Do this
Do not copy the pictures; transcribe all other material exactly.
-=-=-=-=-
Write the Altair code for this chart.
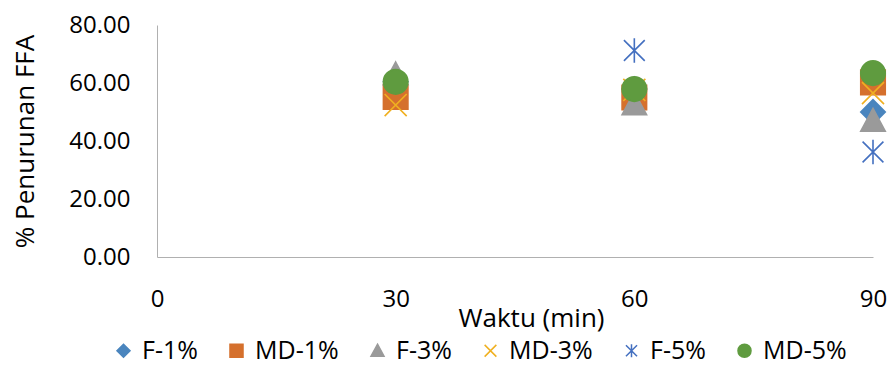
import altair as alt
import pandas as pd

times = [30, 60, 90]
series = ["F-1%", "MD-1%", "F-3%", "MD-3%", "F-5%", "MD-5%"]
f1 = [60.4, 57.9, 50.0]
md1 = [55.2, 55.0, 60.2]
f3 = [63.0, 52.7, 47.0]
md3 = [52.4, 57.6, 56.5]
f5 = [None, 71.2, 36.2]
md5 = [60.4, 57.9, 63.4]
colors = ["#4A85BE", "#D5702D", "#9A9A9A", "#F0B020", "#4470C0", "#5F9B3F"]

shapes = [
    "diamond",
    "square",
    "M0,-1L1,0.85L-1,0.85Z",
    "M-0.9,-0.9L0.9,0.9M-0.9,0.9L0.9,-0.9",
    "M0,-1L0,1M-0.85,-0.85L0.85,0.85M-0.85,0.85L0.85,-0.85",
    "circle",
]

rows = []
for i, (name, vals) in enumerate(zip(series, [f1, md1, f3, md3, f5, md5])):
    for t, v in zip(times, vals):
        if v is not None:
            rows.append({"Waktu": t, "Nilai": v, "Seri": name, "ord": i})
df = pd.DataFrame(rows)

FONT = "Open Sans"

chart = alt.Chart(df).mark_point(filled=True, size=600, strokeWidth=1.6, opacity=1).encode(
    x=alt.X("Waktu:Q",
            scale=alt.Scale(domain=[0, 90], nice=False),
            axis=alt.Axis(values=[0, 30, 60, 90], title="Waktu (min)", grid=False,
                          ticks=False, labelPadding=30, labelFlush=False, domainColor="#B0B0B0",
                          titleX=374, titleY=61, titleBaseline="middle")),
    y=alt.Y("Nilai:Q",
            scale=alt.Scale(domain=[0, 80], nice=False),
            axis=alt.Axis(values=[0, 20, 40, 60, 80], format=".2f", title="% Penurunan FFA",
                          grid=False, ticks=False, labelPadding=27, domainColor="#B0B0B0",
                          titleX=-132, titleY=116, titleAngle=-90, titleBaseline="middle",
                          titleAlign="center")),
    fill=alt.Fill("Seri:N", scale=alt.Scale(domain=series, range=colors), title=None,
                  legend=alt.Legend(orient="none", legendX=-46, legendY=313, direction="horizontal",
                                    columns=6, symbolSize=170, labelFontSize=25, labelFont=FONT,
                                    labelColor="#000000", labelOffset=6, columnPadding=26,
                                    symbolStrokeWidth=1.5)),
    stroke=alt.Stroke("Seri:N", scale=alt.Scale(domain=series, range=colors), title=None),
    shape=alt.Shape("Seri:N", scale=alt.Scale(domain=series, range=shapes), title=None),
    order=alt.Order("ord:Q"),
).properties(
    width=716, height=232,
    padding={"left": 157, "top": 25, "right": 14, "bottom": 108},
    autosize=alt.AutoSizeParams(type="none"),
).configure_view(stroke=None).configure_axis(
    labelFont=FONT, titleFont=FONT, labelFontSize=24, titleFontSize=26,
    labelColor="#000000", titleColor="#000000", titleFontWeight="normal",
)

chart.save("out.html", embed_options={"renderer": "svg", "actions": False})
-=-=-=-=-
Completed task
Write the Altair code for this chart.
import altair as alt
import pandas as pd

times = [30, 60, 90]
series = ["F-1%", "MD-1%", "F-3%", "MD-3%", "F-5%", "MD-5%"]
f1 = [60.4, 57.9, 50.0]
md1 = [55.2, 55.0, 60.2]
f3 = [63.0, 52.7, 47.0]
md3 = [52.4, 57.6, 56.5]
f5 = [None, 71.2, 36.2]
md5 = [60.4, 57.9, 63.4]
colors = ["#4A85BE", "#D5702D", "#9A9A9A", "#F0B020", "#4470C0", "#5F9B3F"]

shapes = [
    "diamond",
    "square",
    "M0,-1L1,0.85L-1,0.85Z",
    "M-0.9,-0.9L0.9,0.9M-0.9,0.9L0.9,-0.9",
    "M0,-1L0,1M-0.85,-0.85L0.85,0.85M-0.85,0.85L0.85,-0.85",
    "circle",
]

rows = []
for i, (name, vals) in enumerate(zip(series, [f1, md1, f3, md3, f5, md5])):
    for t, v in zip(times, vals):
        if v is not None:
            rows.append({"Waktu": t, "Nilai": v, "Seri": name, "ord": i})
df = pd.DataFrame(rows)

FONT = "Open Sans"

chart = alt.Chart(df).mark_point(filled=True, size=600, strokeWidth=1.6, opacity=1).encode(
    x=alt.X("Waktu:Q",
            scale=alt.Scale(domain=[0, 90], nice=False),
            axis=alt.Axis(values=[0, 30, 60, 90], title="Waktu (min)", grid=False,
                          ticks=False, labelPadding=30, labelFlush=False, domainColor="#B0B0B0",
                          titleX=374, titleY=61, titleBaseline="middle")),
    y=alt.Y("Nilai:Q",
            scale=alt.Scale(domain=[0, 80], nice=False),
            axis=alt.Axis(values=[0, 20, 40, 60, 80], format=".2f", title="% Penurunan FFA",
                          grid=False, ticks=False, labelPadding=27, domainColor="#B0B0B0",
                          titleX=-132, titleY=116, titleAngle=-90, titleBaseline="middle",
                          titleAlign="center")),
    fill=alt.Fill("Seri:N", scale=alt.Scale(domain=series, range=colors), title=None,
                  legend=alt.Legend(orient="none", legendX=-46, legendY=313, direction="horizontal",
                                    columns=6, symbolSize=170, labelFontSize=25, labelFont=FONT,
                                    labelColor="#000000", labelOffset=6, columnPadding=26,
                                    symbolStrokeWidth=1.5)),
    stroke=alt.Stroke("Seri:N", scale=alt.Scale(domain=series, range=colors), title=None),
    shape=alt.Shape("Seri:N", scale=alt.Scale(domain=series, range=shapes), title=None),
    order=alt.Order("ord:Q"),
).properties(
    width=716, height=232,
    padding={"left": 157, "top": 25, "right": 14, "bottom": 108},
    autosize=alt.AutoSizeParams(type="none"),
).configure_view(stroke=None).configure_axis(
    labelFont=FONT, titleFont=FONT, labelFontSize=24, titleFontSize=26,
    labelColor="#000000", titleColor="#000000", titleFontWeight="normal",
)

chart.save("out.html", embed_options={"renderer": "svg", "actions": False})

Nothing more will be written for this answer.